#### Task prompt
Begin with the first line and repeat exactly through the line containing "import pandas as pd"; leave every image out.

#### Supplied data
• • •
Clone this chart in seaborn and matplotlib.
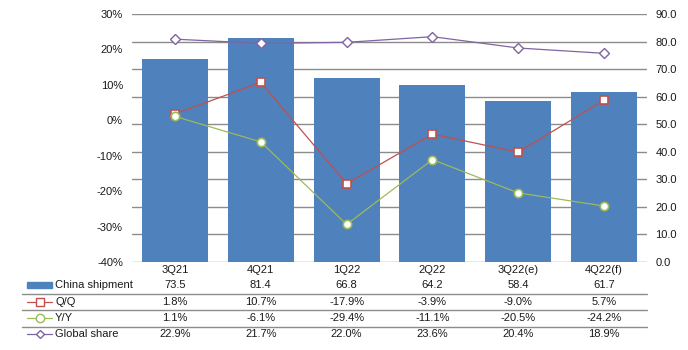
import matplotlib
matplotlib.use("Agg")
import matplotlib.pyplot as plt
import matplotlib.transforms as mtrans
from matplotlib.lines import Line2D
from matplotlib.patches import Rectangle
import seaborn as sns
import pandas as pd

categories = ["3Q21", "4Q21", "1Q22", "2Q22", "3Q22(e)", "4Q22(f)"]
china_shipment = [73.5, 81.4, 66.8, 64.2, 58.4, 61.7]
qoq = [1.8, 10.7, -17.9, -3.9, -9.0, 5.7]
yoy = [1.1, -6.1, -29.4, -11.1, -20.5, -24.2]
global_share = [22.9, 21.7, 22.0, 23.6, 20.4, 18.9]

left_ticks = [-40, -30, -20, -10, 0, 10, 20, 30]
right_ticks = [0, 10, 20, 30, 40, 50, 60, 70, 80, 90]

sns.set_theme(style="white")
plt.rcParams["font.family"] = ["Liberation Sans", "DejaVu Sans"]
plt.rcParams["font.size"] = 8

BAR = "#4F81BD"
RED = "#C0504D"
GREEN = "#9BBB59"
PURPLE = "#8064A2"
GRID = "#8C8C8C"
TXT = "#1A1A1A"

W, H = 688, 350
fig = plt.figure(figsize=(W / 100, H / 100), dpi=100)
L, R, T, B = 132, 647, 14, 262
rect = [L / W, 1 - B / H, (R - L) / W, (B - T) / H]

# background axes carrying only the horizontal gridlines (right-axis scale)
axg = fig.add_axes(rect)
axg.set_ylim(0, 90)
axg.set_yticks(right_ticks)
axg.set_xticks([])
axg.yaxis.grid(True, color=GRID, linewidth=1)
axg.tick_params(axis="y", length=0, labelleft=False, labelright=False)
for s in axg.spines.values():
    s.set_visible(False)

ax = fig.add_axes(rect)
ax.patch.set_visible(False)
df = pd.DataFrame({"cat": categories, "ship": china_shipment, "qoq": qoq,
                   "yoy": yoy, "share": global_share})

sns.barplot(data=df, x="cat", y="ship", color=BAR, saturation=1, width=0.77,
            alpha=1, linewidth=0, ax=ax)
for p in ax.patches:
    p.set_alpha(1)
    p.set_zorder(3)
ax.set_xlabel("")
ax.set_ylabel("")
ax.set_xlim(-0.5, 5.5)
ax.set_ylim(0, 90)
ax.set_yticks(right_ticks)
ax.set_yticklabels([f"{v:.1f}" for v in right_ticks])
ax.grid(False)
for s in ax.spines.values():
    s.set_visible(False)
ax.tick_params(axis="x", length=0, pad=2, labelsize=8, colors=TXT)

ax2 = ax.twinx()
ax2.set_ylim(-40, 30)
ax2.set_yticks(left_ticks)
ax2.set_yticklabels([f"{v}%" for v in left_ticks])
for s in ax2.spines.values():
    s.set_visible(False)

sns.lineplot(data=df, x="cat", y="qoq", sort=False, color=RED, linewidth=0.9,
             marker="s", markersize=6, markerfacecolor="white",
             markeredgecolor=RED, markeredgewidth=1.2, ax=ax2)
sns.lineplot(data=df, x="cat", y="yoy", sort=False, color=GREEN, linewidth=0.9,
             marker="o", markersize=6, markerfacecolor="white",
             markeredgecolor=GREEN, markeredgewidth=1.2, ax=ax2)
sns.lineplot(data=df, x="cat", y="share", sort=False, color=PURPLE, linewidth=0.9,
             marker="D", markersize=5, markerfacecolor="white",
             markeredgecolor=PURPLE, markeredgewidth=1.0, ax=ax2)
ax2.set_xlabel("")
ax2.set_ylabel("")
ax2.set_xlim(-0.5, 5.5)
ax2.grid(False)

# axis sides after twinx
ax.yaxis.set_ticks_position("right")
ax2.yaxis.set_ticks_position("left")
ax.tick_params(axis="y", length=0, pad=6, labelsize=8, colors=TXT,
               labelright=True, labelleft=False)
ax2.tick_params(axis="y", length=0, pad=6.5, labelsize=8, colors=TXT,
                labelleft=True, labelright=False)

# data table
trans = mtrans.blended_transform_factory(ax.transData, fig.transFigure)
def fy(py):
    return 1 - py / H

rows = [
    ("China shipment", [f"{v:.1f}" for v in china_shipment], 285),
    ("Q/Q", [f"{v:.1f}%" for v in qoq], 301.7),
    ("Y/Y", [f"{v:.1f}%" for v in yoy], 317.7),
    ("Global share", [f"{v:.1f}%" for v in global_share], 333.7),
]
for label, vals, py in rows:
    for i, v in enumerate(vals):
        fig.text(i, fy(py), v, transform=trans, ha="center", va="center",
                 fontsize=8, color=TXT)
    fig.text(55 / W, fy(py), label, ha="left", va="center", fontsize=8,
             color=TXT)

# legend keys
fig.add_artist(Rectangle((27 / W, fy(288)), 25 / W, 6 / H,
                         transform=fig.transFigure, color=BAR))
for py, col, mk, ms in [(301.7, RED, "s", 6), (317.7, GREEN, "o", 6),
                        (333.7, PURPLE, "D", 4)]:
    fig.add_artist(Line2D([27 / W, 52 / W], [fy(py), fy(py)],
                          transform=fig.transFigure, color=col, linewidth=0.9))
    fig.add_artist(Line2D([39.5 / W], [fy(py)], transform=fig.transFigure,
                          marker=mk, markersize=ms, markerfacecolor="white",
                          markeredgecolor=col, markeredgewidth=1.0,
                          linestyle="none"))

for py in [293.5, 310, 326.5]:
    fig.add_artist(Line2D([22 / W, R / W], [fy(py), fy(py)],
                          transform=fig.transFigure, color=GRID, linewidth=1))

fig.savefig("out.png", dpi=100)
• • •
#### Correct output
Clone this chart in seaborn and matplotlib.
import matplotlib
matplotlib.use("Agg")
import matplotlib.pyplot as plt
import matplotlib.transforms as mtrans
from matplotlib.lines import Line2D
from matplotlib.patches import Rectangle
import seaborn as sns
import pandas as pd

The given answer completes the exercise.